La lectura del libro del Éxodo (1ª lectura: Éxodo: 24, 3-8) nos acerca a un rito prehistórico, casi pagano: matanza de reses, derramamiento de sangre, pacto con Dios… Todos los dioses antiguos exigen oro y sangre, y hasta Israel se contagia en parte de estos ritos.
Jesús (Evangelio:
Marcos 14, 12-16. 22-26) cambia esos signos. No hay matanzas ni pactos. El
signo es el pan y el vino. Lo que se entrega a Dios no es un montón de vacas
degolladas sino el corazón de cada uno. Y es que la vida entera, la de Jesús y
cada uno de nosotros, es una ofrenda a Dios. Como el grano de trigo que muere
para ser pan, como el grano de uva que muere para ser vino.
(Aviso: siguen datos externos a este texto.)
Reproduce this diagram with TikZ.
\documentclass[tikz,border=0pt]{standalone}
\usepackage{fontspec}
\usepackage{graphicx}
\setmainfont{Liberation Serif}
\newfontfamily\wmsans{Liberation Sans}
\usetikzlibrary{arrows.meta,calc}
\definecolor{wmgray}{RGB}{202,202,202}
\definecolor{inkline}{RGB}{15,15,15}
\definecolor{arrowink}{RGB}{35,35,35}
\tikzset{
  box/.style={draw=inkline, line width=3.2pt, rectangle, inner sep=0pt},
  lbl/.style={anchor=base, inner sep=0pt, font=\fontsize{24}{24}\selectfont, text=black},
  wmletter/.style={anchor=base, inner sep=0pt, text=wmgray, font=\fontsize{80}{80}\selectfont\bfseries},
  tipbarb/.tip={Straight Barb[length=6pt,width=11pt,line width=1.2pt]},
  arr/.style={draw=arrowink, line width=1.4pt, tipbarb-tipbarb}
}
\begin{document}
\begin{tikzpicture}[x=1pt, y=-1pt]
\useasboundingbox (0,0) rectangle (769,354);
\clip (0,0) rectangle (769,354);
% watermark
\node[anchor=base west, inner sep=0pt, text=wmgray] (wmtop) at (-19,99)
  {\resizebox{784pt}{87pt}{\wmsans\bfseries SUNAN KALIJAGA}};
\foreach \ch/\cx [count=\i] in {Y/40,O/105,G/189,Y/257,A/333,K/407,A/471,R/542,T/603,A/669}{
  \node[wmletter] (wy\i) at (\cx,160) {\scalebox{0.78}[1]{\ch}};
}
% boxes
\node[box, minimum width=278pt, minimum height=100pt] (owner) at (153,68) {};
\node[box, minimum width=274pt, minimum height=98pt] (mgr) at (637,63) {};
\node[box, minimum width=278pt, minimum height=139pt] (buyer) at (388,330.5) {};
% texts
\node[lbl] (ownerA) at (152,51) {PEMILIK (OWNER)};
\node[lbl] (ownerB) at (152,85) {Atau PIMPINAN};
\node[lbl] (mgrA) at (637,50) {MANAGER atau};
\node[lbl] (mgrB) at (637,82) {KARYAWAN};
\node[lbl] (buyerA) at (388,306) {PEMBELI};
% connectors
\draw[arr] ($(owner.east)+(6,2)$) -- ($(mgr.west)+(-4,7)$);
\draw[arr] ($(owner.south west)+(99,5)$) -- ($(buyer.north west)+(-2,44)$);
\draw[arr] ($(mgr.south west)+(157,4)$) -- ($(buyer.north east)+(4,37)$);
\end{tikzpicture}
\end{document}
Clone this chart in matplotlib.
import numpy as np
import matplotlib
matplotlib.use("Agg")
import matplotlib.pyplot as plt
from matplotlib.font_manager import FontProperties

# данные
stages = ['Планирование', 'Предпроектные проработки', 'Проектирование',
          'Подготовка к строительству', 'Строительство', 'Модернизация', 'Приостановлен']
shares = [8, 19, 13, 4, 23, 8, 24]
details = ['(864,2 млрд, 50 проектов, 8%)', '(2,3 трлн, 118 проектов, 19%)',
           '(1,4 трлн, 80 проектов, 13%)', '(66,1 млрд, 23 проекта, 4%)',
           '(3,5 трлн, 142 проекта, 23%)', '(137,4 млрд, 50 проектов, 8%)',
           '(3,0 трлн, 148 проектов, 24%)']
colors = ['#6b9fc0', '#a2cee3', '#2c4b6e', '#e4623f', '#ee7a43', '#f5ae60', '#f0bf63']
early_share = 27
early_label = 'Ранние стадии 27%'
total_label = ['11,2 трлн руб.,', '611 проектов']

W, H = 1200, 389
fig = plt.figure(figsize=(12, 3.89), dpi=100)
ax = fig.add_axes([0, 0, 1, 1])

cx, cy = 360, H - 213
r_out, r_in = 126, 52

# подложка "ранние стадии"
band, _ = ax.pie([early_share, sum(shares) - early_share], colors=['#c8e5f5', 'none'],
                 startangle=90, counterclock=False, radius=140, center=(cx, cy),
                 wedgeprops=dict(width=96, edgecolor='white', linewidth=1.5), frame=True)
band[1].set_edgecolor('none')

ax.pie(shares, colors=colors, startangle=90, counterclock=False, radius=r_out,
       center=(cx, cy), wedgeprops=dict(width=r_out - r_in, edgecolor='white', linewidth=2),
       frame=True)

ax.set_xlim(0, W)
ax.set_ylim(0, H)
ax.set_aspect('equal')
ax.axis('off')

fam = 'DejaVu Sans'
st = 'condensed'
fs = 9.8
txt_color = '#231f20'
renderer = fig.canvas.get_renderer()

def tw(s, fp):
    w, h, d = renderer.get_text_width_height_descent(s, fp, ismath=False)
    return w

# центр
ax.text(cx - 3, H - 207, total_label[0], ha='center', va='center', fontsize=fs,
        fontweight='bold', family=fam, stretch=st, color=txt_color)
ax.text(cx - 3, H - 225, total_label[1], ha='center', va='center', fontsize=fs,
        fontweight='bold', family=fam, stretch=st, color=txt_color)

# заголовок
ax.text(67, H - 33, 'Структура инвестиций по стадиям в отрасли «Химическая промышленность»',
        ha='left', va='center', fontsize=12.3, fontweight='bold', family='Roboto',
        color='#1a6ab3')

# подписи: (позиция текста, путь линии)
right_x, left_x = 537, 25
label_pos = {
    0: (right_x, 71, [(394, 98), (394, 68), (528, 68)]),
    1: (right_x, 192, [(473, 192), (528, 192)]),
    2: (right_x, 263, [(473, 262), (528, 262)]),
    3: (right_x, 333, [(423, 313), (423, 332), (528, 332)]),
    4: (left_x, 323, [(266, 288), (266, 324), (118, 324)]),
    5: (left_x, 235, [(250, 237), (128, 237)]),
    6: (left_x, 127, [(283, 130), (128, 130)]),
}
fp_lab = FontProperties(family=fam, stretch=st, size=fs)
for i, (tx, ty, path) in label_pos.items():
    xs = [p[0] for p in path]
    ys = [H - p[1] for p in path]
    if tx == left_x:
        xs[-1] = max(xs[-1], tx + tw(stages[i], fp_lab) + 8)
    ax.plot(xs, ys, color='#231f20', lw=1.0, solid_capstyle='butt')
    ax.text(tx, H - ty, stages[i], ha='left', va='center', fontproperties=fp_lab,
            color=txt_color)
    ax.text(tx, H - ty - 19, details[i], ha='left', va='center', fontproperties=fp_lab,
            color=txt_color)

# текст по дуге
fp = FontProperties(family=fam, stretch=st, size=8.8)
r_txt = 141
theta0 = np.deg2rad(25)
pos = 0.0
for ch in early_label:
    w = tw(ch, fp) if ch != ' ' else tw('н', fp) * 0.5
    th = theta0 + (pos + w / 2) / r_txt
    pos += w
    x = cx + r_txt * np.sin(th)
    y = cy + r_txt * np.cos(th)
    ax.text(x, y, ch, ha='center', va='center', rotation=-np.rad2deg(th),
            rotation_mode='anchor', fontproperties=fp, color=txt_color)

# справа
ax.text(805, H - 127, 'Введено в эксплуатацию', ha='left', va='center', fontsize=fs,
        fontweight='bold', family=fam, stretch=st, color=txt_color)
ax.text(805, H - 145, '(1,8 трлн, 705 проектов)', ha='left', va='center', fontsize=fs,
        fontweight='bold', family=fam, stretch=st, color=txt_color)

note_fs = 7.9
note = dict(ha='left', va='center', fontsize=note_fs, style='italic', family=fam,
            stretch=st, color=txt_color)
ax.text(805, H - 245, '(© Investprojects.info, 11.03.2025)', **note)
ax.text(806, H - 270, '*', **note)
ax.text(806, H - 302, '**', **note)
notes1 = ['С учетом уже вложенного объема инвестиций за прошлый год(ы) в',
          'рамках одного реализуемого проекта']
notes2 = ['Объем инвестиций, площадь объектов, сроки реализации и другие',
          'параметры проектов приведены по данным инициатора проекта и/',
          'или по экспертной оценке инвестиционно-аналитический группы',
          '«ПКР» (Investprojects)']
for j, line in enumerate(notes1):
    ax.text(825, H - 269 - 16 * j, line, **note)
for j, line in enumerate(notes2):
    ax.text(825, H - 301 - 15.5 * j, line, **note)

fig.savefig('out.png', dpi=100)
Pan y vino que
también morirán para darnos alimento y alegría. Todos estamos invitados a
comulgar con Jesús, a dar la vida, toda la vida, por los demás.
La sangre de
machos cabríos y toros y el rociar con las cenizas de una becerra (2ª lectura:
Hebreos 9, 11-15) no tenía ningún poder de consagrar ni de purificar. Y lo que
hacemos en la Eucaristía no tiene nada de sacrificio sangriento, sino de
entrega del corazón al Reino, nosotros como Jesús.